Continuing Claims: Stress Under the Floorboards
SA continuing claims drifted down to 1.884 million. NSA continuing claims rose 5.8% to 2.309 million, and the NSA insured unemployment rate ticked up to 1.5%. Meanwhile, the “all programs” figure climbed +313,297 in the last reported week of December. Those aren’t recessionary readings, but they are inconsistent with a front-page story of re-accelerating labor tightness.
Think of this as a distributional shift: the average still looks fine, but the tails are getting fatter—more workers touching benefits, more states showing friction.

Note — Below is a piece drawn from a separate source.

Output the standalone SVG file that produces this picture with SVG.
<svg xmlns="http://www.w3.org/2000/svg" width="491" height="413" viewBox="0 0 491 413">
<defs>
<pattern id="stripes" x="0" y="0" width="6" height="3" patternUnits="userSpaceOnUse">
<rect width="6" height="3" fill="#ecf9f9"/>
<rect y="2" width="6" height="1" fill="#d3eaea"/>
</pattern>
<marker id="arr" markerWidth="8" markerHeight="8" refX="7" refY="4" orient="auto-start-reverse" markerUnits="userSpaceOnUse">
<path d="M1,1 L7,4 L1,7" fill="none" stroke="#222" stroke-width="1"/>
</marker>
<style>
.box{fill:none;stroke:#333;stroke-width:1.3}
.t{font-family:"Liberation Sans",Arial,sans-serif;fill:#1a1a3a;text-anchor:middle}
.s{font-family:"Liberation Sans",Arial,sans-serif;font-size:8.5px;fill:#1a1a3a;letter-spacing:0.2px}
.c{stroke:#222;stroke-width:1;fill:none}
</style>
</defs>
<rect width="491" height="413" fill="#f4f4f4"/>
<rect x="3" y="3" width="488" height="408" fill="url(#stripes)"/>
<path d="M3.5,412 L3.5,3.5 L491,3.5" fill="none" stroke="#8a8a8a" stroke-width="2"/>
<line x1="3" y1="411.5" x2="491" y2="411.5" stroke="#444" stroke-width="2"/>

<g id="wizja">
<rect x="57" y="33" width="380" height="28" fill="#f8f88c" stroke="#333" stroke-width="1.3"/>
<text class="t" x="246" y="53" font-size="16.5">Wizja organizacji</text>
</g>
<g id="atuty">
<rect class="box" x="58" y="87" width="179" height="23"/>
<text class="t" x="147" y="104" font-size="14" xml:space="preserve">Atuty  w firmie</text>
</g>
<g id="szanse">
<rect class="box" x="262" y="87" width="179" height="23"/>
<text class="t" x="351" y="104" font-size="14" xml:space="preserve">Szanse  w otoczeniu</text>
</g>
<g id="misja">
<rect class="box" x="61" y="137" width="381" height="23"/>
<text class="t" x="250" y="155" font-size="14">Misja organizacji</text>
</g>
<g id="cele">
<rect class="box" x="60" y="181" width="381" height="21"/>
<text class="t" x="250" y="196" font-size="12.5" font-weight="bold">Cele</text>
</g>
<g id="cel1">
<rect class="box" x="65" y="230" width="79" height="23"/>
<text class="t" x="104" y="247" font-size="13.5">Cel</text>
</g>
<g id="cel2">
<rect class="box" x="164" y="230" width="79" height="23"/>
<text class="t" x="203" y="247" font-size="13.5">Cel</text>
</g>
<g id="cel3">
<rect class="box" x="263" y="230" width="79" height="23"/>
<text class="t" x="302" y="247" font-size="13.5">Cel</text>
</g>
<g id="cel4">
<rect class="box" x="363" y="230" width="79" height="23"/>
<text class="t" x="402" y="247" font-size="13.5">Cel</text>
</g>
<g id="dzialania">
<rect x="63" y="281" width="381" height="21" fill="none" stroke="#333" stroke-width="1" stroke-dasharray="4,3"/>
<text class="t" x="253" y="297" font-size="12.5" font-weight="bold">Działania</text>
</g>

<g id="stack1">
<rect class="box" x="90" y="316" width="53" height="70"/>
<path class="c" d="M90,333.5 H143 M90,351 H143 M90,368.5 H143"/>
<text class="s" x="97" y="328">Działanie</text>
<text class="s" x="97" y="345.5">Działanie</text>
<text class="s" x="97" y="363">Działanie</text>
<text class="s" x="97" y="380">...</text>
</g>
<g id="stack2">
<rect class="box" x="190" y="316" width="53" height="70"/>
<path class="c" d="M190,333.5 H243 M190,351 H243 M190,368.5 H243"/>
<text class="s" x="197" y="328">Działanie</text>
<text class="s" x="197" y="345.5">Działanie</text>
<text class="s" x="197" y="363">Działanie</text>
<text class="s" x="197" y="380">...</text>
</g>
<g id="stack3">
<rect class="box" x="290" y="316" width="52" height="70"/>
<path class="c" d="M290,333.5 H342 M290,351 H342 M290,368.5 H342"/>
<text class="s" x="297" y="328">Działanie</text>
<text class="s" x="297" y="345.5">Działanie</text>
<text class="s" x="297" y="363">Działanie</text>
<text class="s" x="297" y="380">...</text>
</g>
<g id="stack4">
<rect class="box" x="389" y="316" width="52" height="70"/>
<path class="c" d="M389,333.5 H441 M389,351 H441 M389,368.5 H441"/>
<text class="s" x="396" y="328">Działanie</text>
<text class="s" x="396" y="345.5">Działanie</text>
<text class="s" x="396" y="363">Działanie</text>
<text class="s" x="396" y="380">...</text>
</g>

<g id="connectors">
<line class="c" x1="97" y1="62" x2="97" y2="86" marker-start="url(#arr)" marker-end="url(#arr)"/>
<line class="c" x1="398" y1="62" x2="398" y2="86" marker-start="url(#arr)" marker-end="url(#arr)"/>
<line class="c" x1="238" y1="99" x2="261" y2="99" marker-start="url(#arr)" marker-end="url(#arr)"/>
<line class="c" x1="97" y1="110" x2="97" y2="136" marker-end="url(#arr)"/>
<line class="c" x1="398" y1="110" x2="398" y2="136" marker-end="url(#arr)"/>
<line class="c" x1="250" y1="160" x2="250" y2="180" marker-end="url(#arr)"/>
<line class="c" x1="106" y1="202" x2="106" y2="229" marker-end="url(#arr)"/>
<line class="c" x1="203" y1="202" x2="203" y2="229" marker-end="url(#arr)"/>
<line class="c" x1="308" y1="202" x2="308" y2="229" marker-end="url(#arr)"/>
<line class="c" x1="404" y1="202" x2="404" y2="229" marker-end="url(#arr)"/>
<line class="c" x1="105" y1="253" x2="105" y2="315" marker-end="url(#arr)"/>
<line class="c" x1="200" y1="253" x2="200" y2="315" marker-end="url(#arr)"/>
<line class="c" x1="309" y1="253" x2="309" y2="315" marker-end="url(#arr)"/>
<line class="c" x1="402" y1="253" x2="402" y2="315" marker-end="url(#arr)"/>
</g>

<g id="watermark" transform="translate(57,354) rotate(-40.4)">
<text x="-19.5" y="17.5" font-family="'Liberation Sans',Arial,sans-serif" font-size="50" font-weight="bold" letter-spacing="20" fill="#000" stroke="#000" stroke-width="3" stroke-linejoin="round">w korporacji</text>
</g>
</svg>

States Tell the Story the National Average Won’t
Labor markets are local before they’re national. High insured unemployment rates (NSA) in New Jersey 2.9, Rhode Island 2.9, Washington 2.8, Massachusetts 2.6, and Illinois 2.2 point to regional drag. Weekly surges in initial claims clustered in heavyweight states: New York, Georgia, Texas, California, Oregon one week; California, Texas, Tennessee, Massachusetts, Michigan, Virginia the next. This is how softness starts—sectoral or regional—before it shows up in the national aggregates.
What This Means for Markets
- Rates: The SA headline tilts hawkish at the margin, but NSA softening and rising total program usage argue for a cautious Fed. The balance of risks favors a steadier path rather than aggressive tightening talk. Front-end yields may stay range‑bound; the belly can catch a bid on any macro wobble.
- Credit: Investment grade should remain resilient, but pockets of weakness argue for tighter screens in consumer‑exposed high yield (retail, discretionary, temp staffing, and transport) where rising continuing claims bite first.
- Equities: Labor “resilience” headlines support broad indices, but dispersion trades make more sense. Underweight companies with outsized exposure to the high‑IUR states and to sectors sensitive to hiring cycles. Favor quality balance sheets and pricing power.
- Municipal bonds: Monitor spreads for issuers in states flashing elevated insured unemployment—New Jersey, Rhode Island, Washington, Massachusetts, Illinois. Credit differentiation likely widens if NSA softness persists.
- FX and commodities: No clear policy pivot implied. Dollar stable-to-firm if the SA narrative dominates; downside risk if upcoming prints confirm the NSA softening.
Positioning Ideas
- Duration: Maintain a modest long in the 5–10 year sector as a hedge against downside growth surprises implied by rising NSA continuing claims.
- Credit selection: Upgrade within HY cyclicals; rotate toward BBs in consumer and transport; avoid issuers with heavy revenue exposure to the high‑IUR states.
- Equities: Barbell quality defensives with selective cyclicals leveraged to regions showing fewer NSA pressures. Avoid overreacting to “lowest since” headlines until broad program usage turns decisively lower.
- Macro watchlist: Track the spread between SA and NSA claims, the NSA insured unemployment rate (watch 1.5% for follow‑through), state‑level spikes in California/Texas/New York, and whether total continued weeks claimed retreat from ~2.22 million.
The Investor Takeaway
The January 15, 2026 report offers a tale of two labor markets: a seasonally adjusted picture that looks pristine and a raw-data view that’s fraying at the edges. Respect the SA trend—claims near 200,000 are historically strong—but don’t ignore the rising NSA continuing claims, the 1.5% NSA insured unemployment rate, and the +313,297 jump in total program usage. This is not a pivot moment; it’s a dispersion moment. Position for stability at the index level, but price in soft spots beneath the surface. In this tape, the edge belongs to investors who trade the cracks, not the headline.